Transcribe the material in full. Nothing should differ except that the pictures are left out.

COLLECTED DATA =
--- start ---

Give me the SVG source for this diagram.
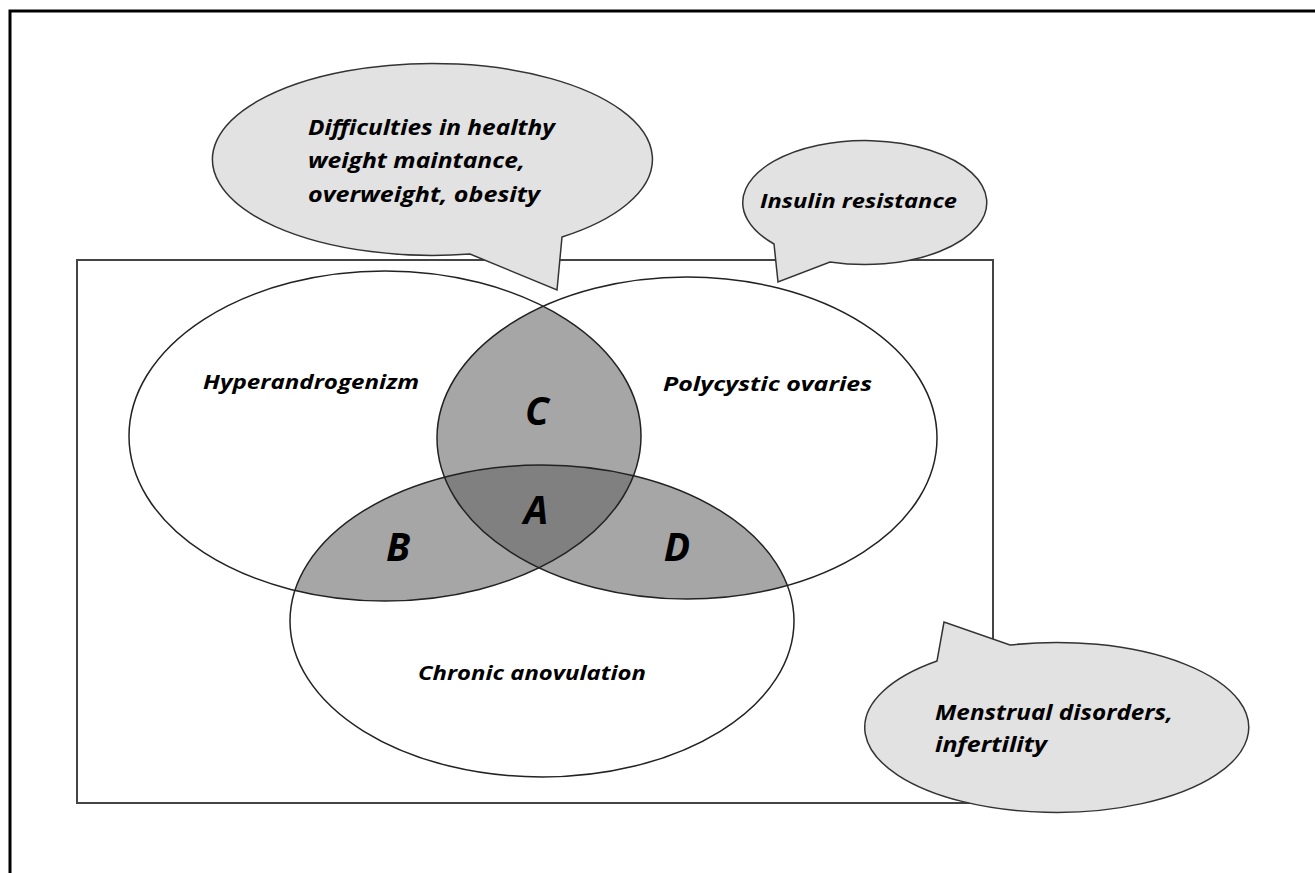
<svg xmlns="http://www.w3.org/2000/svg" width="1315" height="873" viewBox="0 0 1315 873">
<style>
.frame{fill:none;stroke:#000;stroke-width:3}
.box{fill:none;stroke:#444;stroke-width:2}
.callout{fill:#e2e2e2;stroke:#333;stroke-width:1.5;stroke-linejoin:miter}
.ell{fill:none;stroke:#222;stroke-width:1.5}
.t{font-family:"Open Sans","Liberation Sans",sans-serif;font-weight:bold;font-style:italic;fill:#000}
.s{font-size:21px}
.m{font-size:20px}
.big{font-size:39px}
</style>
<defs>
<ellipse id="eH" cx="385" cy="436" rx="256" ry="165"/>
<ellipse id="eP" cx="687" cy="438" rx="250" ry="161"/>
<ellipse id="eC" cx="542" cy="621" rx="252" ry="156"/>
<clipPath id="cH"><use href="#eH"/></clipPath>
<clipPath id="cP"><use href="#eP"/></clipPath>
</defs>
<rect width="1315" height="873" fill="#fff"/>
<path class="frame" d="M10,873 V11 H1315"/>
<rect id="inner" class="box" x="77" y="260" width="916" height="543"/>

<g id="venn">
<use href="#eH" fill="#fff"/>
<use href="#eP" fill="#fff"/>
<use href="#eC" fill="#fff"/>
<g clip-path="url(#cH)"><use href="#eP" fill="#a6a6a6"/><use href="#eC" fill="#a6a6a6"/></g>
<g clip-path="url(#cP)"><use href="#eC" fill="#a6a6a6"/></g>
<g clip-path="url(#cH)"><g clip-path="url(#cP)"><use href="#eC" fill="#808080"/></g></g>
<g id="hyper"><use href="#eH" class="ell"/><text class="t m" x="203" y="389" textLength="216" lengthAdjust="spacingAndGlyphs">Hyperandrogenizm</text></g>
<g id="poly"><use href="#eP" class="ell"/><text class="t m" x="663" y="391" textLength="209" lengthAdjust="spacingAndGlyphs">Polycystic ovaries</text></g>
<g id="chronic"><use href="#eC" class="ell"/><text class="t m" x="418" y="680" textLength="228" lengthAdjust="spacingAndGlyphs">Chronic anovulation</text></g>
<g id="regC"><text class="t big" x="537" y="425" text-anchor="middle">C</text></g>
<g id="regA"><text class="t big" x="536" y="524" text-anchor="middle">A</text></g>
<g id="regB"><text class="t big" x="398" y="561" text-anchor="middle">B</text></g>
<g id="regD"><text class="t big" x="677" y="561" text-anchor="middle">D</text></g>
</g>

<g id="callout-weight">
<path class="callout" d="M470,254 A220,96 0 1 1 562,237 L557,290 Z"/>
<text class="t s" x="308" y="135" textLength="247" lengthAdjust="spacingAndGlyphs">Difficulties in healthy</text>
<text class="t s" x="308" y="168" textLength="217" lengthAdjust="spacingAndGlyphs">weight maintance,</text>
<text class="t s" x="308" y="202" textLength="232" lengthAdjust="spacingAndGlyphs">overweight, obesity</text>
</g>

<g id="callout-insulin">
<path class="callout" d="M774,244 A122,62 0 1 1 830,262 L778,282 Z"/>
<text class="t m" x="760" y="208" textLength="197" lengthAdjust="spacingAndGlyphs">Insulin resistance</text>
</g>

<g id="callout-menstrual">
<path class="callout" d="M1010,645 A192,85 0 1 1 937,661 L944,622 Z"/>
<text class="t s" x="935" y="720" textLength="238" lengthAdjust="spacingAndGlyphs">Menstrual disorders,</text>
<text class="t s" x="935" y="752" textLength="112" lengthAdjust="spacingAndGlyphs">infertility</text>
</g>
</svg>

--- end ---

OUTPUT FOR THIS EXERCISE =
Give me the SVG source for this diagram.
<svg xmlns="http://www.w3.org/2000/svg" width="1315" height="873" viewBox="0 0 1315 873">
<style>
.frame{fill:none;stroke:#000;stroke-width:3}
.box{fill:none;stroke:#444;stroke-width:2}
.callout{fill:#e2e2e2;stroke:#333;stroke-width:1.5;stroke-linejoin:miter}
.ell{fill:none;stroke:#222;stroke-width:1.5}
.t{font-family:"Open Sans","Liberation Sans",sans-serif;font-weight:bold;font-style:italic;fill:#000}
.s{font-size:21px}
.m{font-size:20px}
.big{font-size:39px}
</style>
<defs>
<ellipse id="eH" cx="385" cy="436" rx="256" ry="165"/>
<ellipse id="eP" cx="687" cy="438" rx="250" ry="161"/>
<ellipse id="eC" cx="542" cy="621" rx="252" ry="156"/>
<clipPath id="cH"><use href="#eH"/></clipPath>
<clipPath id="cP"><use href="#eP"/></clipPath>
</defs>
<rect width="1315" height="873" fill="#fff"/>
<path class="frame" d="M10,873 V11 H1315"/>
<rect id="inner" class="box" x="77" y="260" width="916" height="543"/>

<g id="venn">
<use href="#eH" fill="#fff"/>
<use href="#eP" fill="#fff"/>
<use href="#eC" fill="#fff"/>
<g clip-path="url(#cH)"><use href="#eP" fill="#a6a6a6"/><use href="#eC" fill="#a6a6a6"/></g>
<g clip-path="url(#cP)"><use href="#eC" fill="#a6a6a6"/></g>
<g clip-path="url(#cH)"><g clip-path="url(#cP)"><use href="#eC" fill="#808080"/></g></g>
<g id="hyper"><use href="#eH" class="ell"/><text class="t m" x="203" y="389" textLength="216" lengthAdjust="spacingAndGlyphs">Hyperandrogenizm</text></g>
<g id="poly"><use href="#eP" class="ell"/><text class="t m" x="663" y="391" textLength="209" lengthAdjust="spacingAndGlyphs">Polycystic ovaries</text></g>
<g id="chronic"><use href="#eC" class="ell"/><text class="t m" x="418" y="680" textLength="228" lengthAdjust="spacingAndGlyphs">Chronic anovulation</text></g>
<g id="regC"><text class="t big" x="537" y="425" text-anchor="middle">C</text></g>
<g id="regA"><text class="t big" x="536" y="524" text-anchor="middle">A</text></g>
<g id="regB"><text class="t big" x="398" y="561" text-anchor="middle">B</text></g>
<g id="regD"><text class="t big" x="677" y="561" text-anchor="middle">D</text></g>
</g>

<g id="callout-weight">
<path class="callout" d="M470,254 A220,96 0 1 1 562,237 L557,290 Z"/>
<text class="t s" x="308" y="135" textLength="247" lengthAdjust="spacingAndGlyphs">Difficulties in healthy</text>
<text class="t s" x="308" y="168" textLength="217" lengthAdjust="spacingAndGlyphs">weight maintance,</text>
<text class="t s" x="308" y="202" textLength="232" lengthAdjust="spacingAndGlyphs">overweight, obesity</text>
</g>

<g id="callout-insulin">
<path class="callout" d="M774,244 A122,62 0 1 1 830,262 L778,282 Z"/>
<text class="t m" x="760" y="208" textLength="197" lengthAdjust="spacingAndGlyphs">Insulin resistance</text>
</g>

<g id="callout-menstrual">
<path class="callout" d="M1010,645 A192,85 0 1 1 937,661 L944,622 Z"/>
<text class="t s" x="935" y="720" textLength="238" lengthAdjust="spacingAndGlyphs">Menstrual disorders,</text>
<text class="t s" x="935" y="752" textLength="112" lengthAdjust="spacingAndGlyphs">infertility</text>
</g>
</svg>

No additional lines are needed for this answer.